Roma è una città da liberare.
Arrivo a questa conclusione banale alle soglie dell’estate del secondo decennio del nuovo millennio e alle soglie della stagione dei Pride.
E’ la città che ha conquistato il mondo e diffuso l’idea di civiltà che oggi, l’occidente, riconosce a partire dall’uso del diritto.
Roma, possiamo dire, ha fatto giurisprudenza per millenni. Oggi appare svuotata e divorata da se stessa, erede di un sistema perverso che si crea e si distrugge ogni volta e rinasce sempre uguale a se stesso.
La Roma dell’Impero era una capitale di un mondo basato sulla diversità, la cui conquista passava sì per le armi, ma non per l’imposizione del pensiero unico in termini di usi, costumi e cultura. La Chiesa che ha ereditato la struttura burocratica dell’Impero Romano ha capovolto questo schema: non governa direttamente i territori, ma vi incide pesantemente.

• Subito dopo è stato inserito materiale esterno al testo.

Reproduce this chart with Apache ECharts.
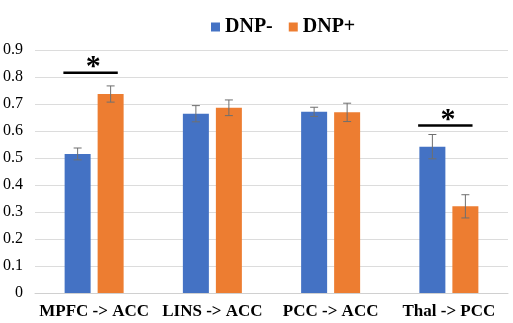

Il primo Pride a Roma è datato 1994, anno in cui Berlusconi a marzo vinceva le elezioni e a solo un anno dall’elezione di Francesco Rutelli che, con la sua elezione, segnava una profonda rottura con l’amministrazione precedente e sanciva la nascita del “famoso” modello Roma voluto da una generazione di centro sinistra che rottamando la precedente prese la città in un coraggioso tentativo di rinnovamento.